Implementing Journey-Driven Brand Strategy
Translating journey insights into strategic advantage requires systematic implementation across the organization:
Experience Signature Development
The most distinctive brands identify signature moments where they consistently deliver experiences that differentiate them from competitors. Journey mapping reveals where these signature opportunities exist.
Southwest Airlines identified the in-flight safety announcement—a universally ignored moment in air travel—as an opportunity for brand distinctiveness. By encouraging flight attendants to inject personality and humor, they transformed a regulatory requirement into a brand-building moment that passengers actually anticipate.
Friction Elimination
Sometimes the most powerful brand strategy involves removing negative experiences rather than adding positive ones.

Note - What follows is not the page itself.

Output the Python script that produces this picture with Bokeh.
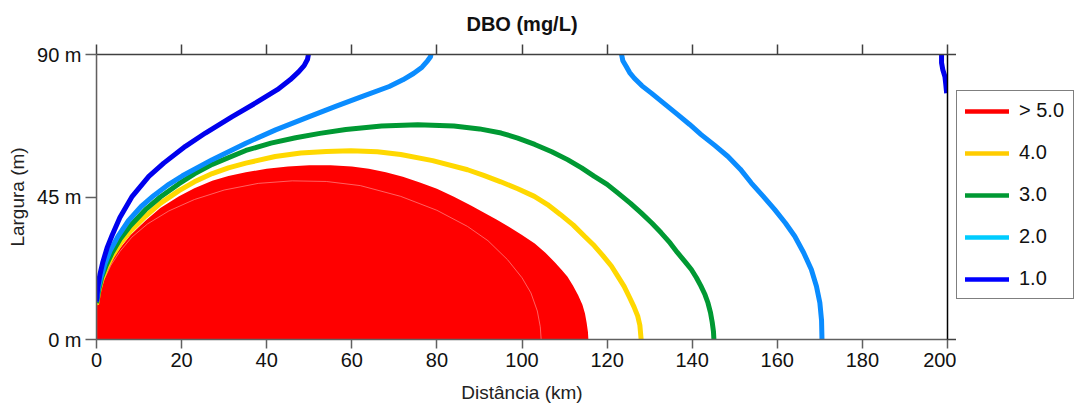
from bokeh.plotting import figure
from bokeh.layouts import row
from bokeh.models import (Range1d, LinearAxis, FixedTicker, Legend, LegendItem,
                          CustomJSTickFormatter)
from bokeh.embed import file_html
from bokeh.resources import INLINE

# ---------------- data ----------------
x_ticks = [0, 20, 40, 60, 80, 100, 120, 140, 160, 180, 200]
y_ticks = [0, 45, 90]
y_tick_labels = ["0 m", "45 m", "90 m"]

legend_labels = ["> 5.0", "4.0", "3.0", "2.0", "1.0"]
legend_colors = ["#ff0000", "#ffcc00", "#009933", "#00ccff", "#0000ff"]

# > 5.0 filled region (outer boundary, closed on the bottom edge)
red_x = [0, 0, 0.5, 1.2, 2.3, 3.7, 5.6, 8, 11.5, 15, 19.4, 23, 27.2, 31, 35.1,
         40, 45, 50, 55, 60, 64, 68, 72, 76, 80, 84, 88, 91.1, 94, 97, 100,
         103, 105.5, 107.7, 109.4, 110.7, 112, 113.2, 114.2, 114.8, 115.2,
         115.5, 115.6]
red_y = [0, 10.5, 14, 17.8, 21.5, 25.2, 29, 33, 37.5, 41.5, 45.2, 47.8, 50.1,
         51.6, 52.8, 53.9, 54.6, 55, 55, 54.6, 53.9, 52.8, 51.4, 49.6, 47.6,
         45.1, 42.3, 40, 37.9, 35.5, 33, 30.3, 27.4, 24.4, 21.9, 19.8, 17,
         14, 11, 8.2, 5.2, 2.4, 0]

# inner seam of the > 5.0 region
seam_x = [0, 0.7, 1.8, 3.4, 5.5, 8.3, 12, 17, 23, 30, 38, 46, 54, 62, 71.5,
          80, 87.2, 92, 96.6, 100, 102.1, 103.6, 104.3, 104.5]
seam_y = [10.5, 14.5, 19, 23.5, 27.8, 32.3, 36.5, 40.6, 44.2, 47.2, 49.3,
          50.1, 49.9, 48.6, 45.2, 40.8, 35.7, 31.2, 25.2, 19.5, 14.7, 9, 4, 0]

# 4.0 contour
c4_x = [0, 0.5, 1.2, 2.3, 3.7, 5.6, 8, 11.5, 15, 19.4, 23, 27.2, 31, 35.1, 42,
        48, 54, 59.8, 66, 71.5, 79, 87.2, 91, 95, 99, 102.9, 106, 109, 112,
        114.7, 117, 119, 121, 122.5, 124, 125.2, 126.3, 127.2, 127.7, 128]
c4_y = [11, 15, 18.8, 22.5, 26.3, 30.3, 34.3, 38.9, 43, 47, 49.8, 52.4, 54.2,
        55.7, 57.8, 58.9, 59.4, 59.6, 59.3, 58.4, 56.5, 53.6, 51.8, 49.8, 47.6,
        45.2, 42.6, 39.5, 36.2, 32.6, 29.6, 26.5, 23.2, 20, 16.8, 13.5, 10.4,
        7.4, 4.5, 0]

# 3.0 contour
c3_x = [0, 0.5, 1.2, 2.3, 3.7, 5.6, 8, 11.5, 15, 19.4, 23, 27.2, 35.1, 41,
        46.8, 52.5, 58.6, 67, 75.5, 84, 90, 95.1, 99, 103, 107, 110.7, 114,
        117, 120, 122.5, 125.5, 128, 130.5, 132.7, 134.8, 136.5, 138.3, 139.8,
        141, 142, 143, 143.7, 144.3, 144.7, 145, 145.1]
c3_y = [11.5, 15.5, 19.5, 23.5, 27.5, 31.8, 36, 41, 45, 49.2, 52.3, 55.3, 59.7,
        62, 63.7, 65.1, 66.3, 67.4, 67.8, 67.4, 66.5, 65.2, 63.6, 61.6, 59.3,
        56.8, 54.2, 51.5, 49, 46.3, 43, 40, 36.8, 33.7, 30.5, 27.5, 24.6, 22.1,
        19.5, 17, 14.2, 11.6, 8.5, 5.5, 2.5, 0]

# 2.0 contour (two branches)
c2a_x = [0, 0.4, 1, 2, 3.2, 5, 7.5, 10.5, 13.5, 17, 20.2, 27.2, 35.1, 42.1, 50,
         56.2, 62.5, 68.8, 72, 74.5, 76.5, 77.8, 78.5, 78.6]
c2a_y = [12, 16, 19.5, 24, 28, 32.5, 37.5, 42, 45.5, 49, 51.7, 56.8, 62, 66.2,
         70.4, 73.6, 76.8, 79.9, 82, 84, 86, 88, 89.3, 90]
c2b_x = [123.4, 123.7, 124.5, 125.3, 126.4, 128.2, 130.4, 133.5, 136.6, 139.4,
         142.1, 145.3, 148.4, 151.3, 153.9, 156.7, 159.4, 161.9, 164.1, 166.2,
         168, 169.2, 170, 170.4, 170.5]
c2b_y = [90, 88, 86.2, 84.3, 82.5, 80.1, 77.8, 74.4, 71, 67.9, 64.7, 61.3,
         57.8, 53.8, 49.4, 45.2, 41, 36.8, 32.6, 27.4, 22.1, 16.8, 11.6, 6, 0]

# 1.0 contour (two branches)
c1a_x = [0, 0.3, 0.8, 1.5, 2.5, 3.7, 5.5, 8.4, 12.3, 15.8, 20.9, 25.6, 31.9,
         37.4, 42.5, 45.5, 47.5, 48.8, 49.6, 49.8]
c1a_y = [12, 16.5, 20.5, 24.5, 29, 33, 38.5, 45.2, 51.5, 55.7, 61, 65.2, 70.4,
         74.7, 78.9, 82, 84.5, 86.5, 88.5, 90]
c1b_x = [198.6, 198.6, 198.9, 199.4, 199.6, 199.8]
c1b_y = [90, 87.4, 85.2, 83, 80.5, 77.8]

# faint contour along the left bank
edge_x = [0, 0]
edge_y = [0, 90]

# ---------------- styling constants ----------------
FONT = "Liberation Sans"
AX = "#606060"
blank = CustomJSTickFormatter(code="return ''")

# ---------------- main figure ----------------
p = figure(width=956, height=405,
           x_range=Range1d(0, 200), y_range=Range1d(0, 90),
           output_backend="svg", toolbar_location=None,
           min_border_left=96, min_border_right=9,
           min_border_top=54, min_border_bottom=66,
           title="DBO (mg/L)")
p.grid.visible = False
p.outline_line_color = None
p.background_fill_color = "white"

p.title.align = "center"
p.title.text_font = FONT
p.title.text_font_size = "20px"
p.title.text_font_style = "bold"
p.title.text_color = "#111111"
p.title.standoff = 20

# bottom axis
xa = p.xaxis[0]
xa.ticker = FixedTicker(ticks=x_ticks)
xa.major_tick_out = 9
xa.major_tick_in = 0
xa.minor_tick_out = 0
xa.minor_tick_in = 0
xa.axis_line_color = AX
xa.axis_line_width = 1.5
xa.major_tick_line_color = AX
xa.major_tick_line_width = 1.5
xa.major_label_text_font = FONT
xa.major_label_text_font_size = "20px"
xa.major_label_text_color = "#111111"
xa.major_label_standoff = 4
xa.axis_label = "Distância (km)"
xa.axis_label_text_font = FONT
xa.axis_label_text_font_size = "19px"
xa.axis_label_text_font_style = "normal"
xa.axis_label_text_color = "#222222"
xa.axis_label_standoff = 12

# left axis
ya = p.yaxis[0]
ya.ticker = FixedTicker(ticks=y_ticks)
ya.major_label_overrides = {t: s for t, s in zip(y_ticks, y_tick_labels)}
ya.major_tick_out = 11
ya.major_tick_in = 0
ya.minor_tick_out = 0
ya.minor_tick_in = 0
ya.axis_line_color = AX
ya.axis_line_width = 1.5
ya.major_tick_line_color = AX
ya.major_tick_line_width = 1.5
ya.major_label_text_font = FONT
ya.major_label_text_font_size = "20px"
ya.major_label_text_color = "#111111"
ya.major_label_standoff = 4
ya.axis_label = "Largura (m)"
ya.axis_label_text_font = FONT
ya.axis_label_text_font_size = "19px"
ya.axis_label_text_font_style = "normal"
ya.axis_label_text_color = "#222222"
ya.axis_label_standoff = 6

# top axis (ticks only)
top = LinearAxis(ticker=FixedTicker(ticks=x_ticks), formatter=blank,
                 major_tick_out=10, major_tick_in=0,
                 minor_tick_out=0, minor_tick_in=0,
                 axis_line_color="#404040", axis_line_width=1.5,
                 major_tick_line_color="#404040", major_tick_line_width=1.5,
                 major_label_standoff=0)
p.add_layout(top, "above")

# right axis (line, with ticks only at the two banks)
right = LinearAxis(ticker=FixedTicker(ticks=[0, 90]), formatter=blank,
                   major_tick_out=9, major_tick_in=0,
                   minor_tick_out=0, minor_tick_in=0,
                   axis_line_color="#000000", axis_line_width=1.5,
                   major_tick_line_color="#404040", major_tick_line_width=1.5,
                   major_label_standoff=0)
p.add_layout(right, "right")

# marks
p.patch(red_x, red_y, fill_color="#ff0000", line_color=None)
p.line(seam_x, seam_y, line_color="#ff7a7a", line_width=0.8)
p.line(edge_x, edge_y, line_color="#e89a9a", line_width=1.2)

W = 5
p.line(c4_x, c4_y, line_color="#ffd800", line_width=W)
p.line(c3_x, c3_y, line_color="#009933", line_width=W)
p.line(c2a_x, c2a_y, line_color="#0a8cff", line_width=W)
p.line(c2b_x, c2b_y, line_color="#0a8cff", line_width=W)
p.line(c1a_x, c1a_y, line_color="#0000ee", line_width=W)
p.line(c1b_x, c1b_y, line_color="#0000ee", line_width=W)

# ---------------- legend panel (frame is aligned with the main plot) ----------------
q = figure(width=118, height=405, x_range=Range1d(0, 1), y_range=Range1d(0, 1),
           output_backend="svg", toolbar_location=None,
           x_axis_type=None, y_axis_type=None,
           min_border_left=0, min_border_right=0,
           min_border_top=0, min_border_bottom=0)
q.grid.visible = False
q.outline_line_color = None
q.background_fill_color = "white"

nan = float("nan")
items = []
for lab, col in zip(legend_labels, legend_colors):
    r = q.line([nan], [nan], line_color=col, line_width=4.5, line_cap="round")
    items.append(LegendItem(label=lab, renderers=[r]))

legend = Legend(items=items, location=(0, 40),
                border_line_color="#000000", border_line_width=1.5,
                background_fill_color="white", background_fill_alpha=1.0,
                label_text_font=FONT, label_text_font_size="20px",
                label_text_color="#111111",
                glyph_width=44, glyph_height=20, label_height=20,
                label_width=46,
                label_standoff=10, spacing=19, padding=8, margin=0)
q.add_layout(legend)

layout = row(p, q, spacing=0)
open("out.html", "w").write(file_html(layout, INLINE))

Journey mapping excels at identifying unnecessary friction points that damage brand perception.
When Amazon introduced one-click purchasing, they eliminated multiple steps from the standard e-commerce journey, creating both immediate convenience and lasting brand association with shopping simplicity. This friction reduction became so strategically valuable they patented the concept.
Cross-Functional Governance
Sustaining journey-driven strategy requires governance structures that maintain focus on customer experience rather than departmental metrics. Many organizations establish customer journey teams with representation across functions, regular reporting of journey-based metrics, and explicit authority to address cross-departmental issues.
Conclusion: From Maps to Competitive Advantage
In markets where functional differentiation becomes increasingly difficult, customer experience emerges as the final frontier of meaningful brand differentiation. Journey mapping, when elevated from tactical exercise to strategic discipline, provides the insights needed to create these distinctive experiences.
The most successful brands don’t view journey mapping as a one-time project but as an ongoing strategic practice—constantly refining their understanding of customer needs, expectations, and emotions. They recognize that customer journeys aren’t static but evolve with changing technologies, competitive offerings, and customer expectations.
By mapping these journeys with strategic intent, brands discover opportunities to deliver experiences so distinctive and valuable that customers not only return but eagerly share their experiences with others. In today’s experience economy, perhaps no strategic tool offers greater potential for sustainable differentiation.